Your device is never really sleeping. Only the display is sleeping. Whenever it changes locations it sends out its new position (cell tower used, IP address etc.) to the mobile operator and to any push notification servers it is linked to (like .me). How do you think you receive SMS or phone calls on your device?
Bottom line is...Is this going to be better in some way than RIM's BES solution? Will it be cheaper? Or will it still be missing some features that companies will claim it's not secure enough or whatever. RIM seems to own the push-email business and after all these years hasn't been challenged at all. I think large corporations still believe the iPhone is just a toy and won't touch it.
So called "push" notification has always come across as a bit of fiction to me. If my device is sleeping, there is no magical way a remote server can wake my device and force a message upon it. Somewhere underneath the hood, the device is waking up, connecting to the server and accepting messages. The rest is just media hype.
You can receive SMS and phone calls while your phone is "sleeping" because your phone is still maintaining your cell connection. Sleeping does not mean the device is off. You can even setup your PC to wake on LAN access. The notification server can work in a similar fashion. A simple process runs in the background while pretty much everything else is dormant.

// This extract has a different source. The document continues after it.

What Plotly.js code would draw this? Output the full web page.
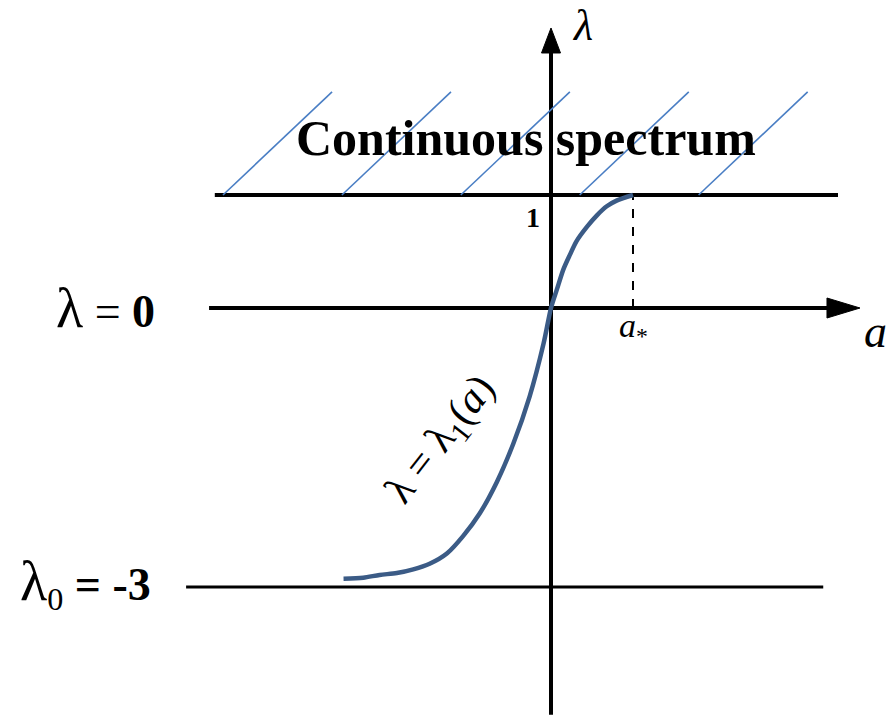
<!DOCTYPE html>
<html>
<head>
<meta charset="utf-8">
<script src="https://cdn.plot.ly/plotly-3.0.1.min.js"></script>
<style>html,body{margin:0;padding:0;background:#fff;}#chart{width:891px;height:717px;}</style>
</head>
<body>
<div id="chart"></div>
<script>
// ---- data (a on the horizontal axis, lambda on the vertical axis) ----
const curveA      = [-2.53, -2.29, -2.09, -1.88, -1.68, -1.48, -1.27, -1.07, -0.87, -0.66, -0.46, -0.26, -0.09, 0, 0.07, 0.15, 0.23, 0.31, 0.44, 0.56, 0.68, 0.80, 1.0];
const curveLambda = [-2.91, -2.90, -2.87, -2.85, -2.81, -2.75, -2.64, -2.45, -2.21, -1.87, -1.46, -0.95, -0.38, 0, 0.16, 0.34, 0.47, 0.59, 0.72, 0.82, 0.90, 0.95, 1.0];
const levelValues = [1, 0, -3];           // lambda = 1 (edge of continuous spectrum), lambda = 0, lambda_0 = -3
const aStar = 1;                          // a_* where lambda_1(a) reaches 1
const lambda0 = -3;

// schematic vertical scale: negative lambda drawn compressed
const NEG_SQUASH = 0.823;
function sy(l) { return l < 0 ? l * NEG_SQUASH : l; }

// ---- layout geometry (diagram units) ----
const xRange = [-6.7195, 4.1463];
const yRange = [-3.6195, 2.7257];

const black = '#000000';
const hatchBlue = '#4a7ec4';
const curveBlue = '#3b5b86';
const serif = 'Liberation Serif, Times New Roman, serif';

const shapes = [];
// horizontal level lines
const levelExtent = {
  '1':  [-4.10, 3.50, 4],
  '0':  [-4.17, 3.42, 4],
  '-3': [-4.45, 3.32, 3]
};
levelValues.forEach(v => {
  const e = levelExtent[String(v)];
  shapes.push({type:'line', xref:'x', yref:'y', layer:'below',
    x0:e[0], x1:e[1], y0:sy(v), y1:sy(v), line:{color:black, width:e[2]}});
});
// vertical lambda axis
shapes.push({type:'line', xref:'x', yref:'y', layer:'below',
  x0:0, x1:0, y0:-3.60, y1:2.33, line:{color:black, width:4}});
// arrowheads
shapes.push({type:'path', xref:'x', yref:'y', xsizemode:'pixel', ysizemode:'pixel',
  xanchor:0, yanchor:2.478, path:'M0,0 L-9.5,-25 L9.5,-25 Z',
  fillcolor:black, line:{color:black, width:1}});
shapes.push({type:'path', xref:'x', yref:'y', xsizemode:'pixel', ysizemode:'pixel',
  xanchor:3.768, yanchor:0, path:'M0,0 L-33,-10 L-33,10 Z',
  fillcolor:black, line:{color:black, width:1}});
// dashed line at a_*
shapes.push({type:'line', xref:'x', yref:'y', layer:'below',
  x0:aStar, x1:aStar, y0:0, y1:sy(1), line:{color:black, width:2, dash:'dash'}});
// hatch lines for the continuous spectrum (lambda > 1)
for (let i = 0; i < 5; i++) {
  const xb = -4.0 + 1.45 * i;
  shapes.push({type:'line', xref:'x', yref:'y', layer:'below',
    x0:xb, x1:xb + 1.33, y0:sy(1), y1:1.912, line:{color:hatchBlue, width:1.6}});
}

const curve = {
  x: curveA,
  y: curveLambda.map(sy),
  type: 'scatter',
  mode: 'lines',
  line: {color: curveBlue, width: 4.5, shape: 'spline', smoothing: 0.8},
  hoverinfo: 'skip'
};

const annotations = [
  {x:-0.305, y:1.504, text:'<b>Continuous spectrum</b>', font:{family:serif, size:50, color:black}},
  {x:0.39, y:yRange[1], yanchor:'top', borderpad:0, text:'<i>λ</i>', font:{family:serif, size:44, color:black}},
  {x:-0.22, y:0.80, text:'<b>1</b>', font:{family:serif, size:28, color:black}},
  {x:-5.43, y:sy(0), text:'<span style="font-size:56px">λ</span> = <b>0</b>', font:{family:serif, size:46, color:black}},
  {x:-5.68, y:sy(lambda0) + 0.03, text:'<span style="font-size:56px">λ</span><sub>0</sub><b> = -3</b>', font:{family:serif, size:46, color:black}},
  {x:1.01, y:-0.177, text:'<i>a</i><sub>*</sub>', font:{family:serif, size:34, color:black}},
  {x:3.96, y:-0.212, text:'<i>a</i>', font:{family:serif, size:46, color:black}},
  {x:-1.33, y:-1.168, text:'λ = λ<sub>1</sub>(<i>a</i>)', textangle:-52, font:{family:serif, size:42, color:black}}
].map(a => Object.assign({xref:'x', yref:'y', showarrow:false, xanchor:'center', yanchor:'middle'}, a));

const layout = {
  width: 891, height: 717, autosize: false,
  margin: {l:0, r:0, t:0, b:0, pad:0},
  paper_bgcolor: '#ffffff', plot_bgcolor: '#ffffff',
  showlegend: false,
  xaxis: {range: xRange, visible: false, fixedrange: true},
  yaxis: {range: yRange, visible: false, fixedrange: true},
  shapes: shapes,
  annotations: annotations
};

Plotly.newPlot('chart', [curve], layout, {staticPlot: true, displayModeBar: false});
</script>
</body>
</html>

Apple may have changed their direction with PNS. The original system seems to be a separate system to the phone's default systems to monitor any updates. I think a better method that would reduce processing overhead would be to use your cell provider's control channel that it uses to transmit SMS over. In other words, when the notification server gets an update it sends it out as a specially formatted SMS that the iPhone will recognize as an atypical SMS. this prevents you getting it as a normal text message, but as the badge, vibration and/or popup that is allowed. The use of the provider's control channel means that messages can come even even you can't access data( GPRS/EDGE/UMTS) via the cell carrier. Of course, this would cause problems with iPod Touch users or iPhones who are on WiFi but are in a dead cell area. Just a thought.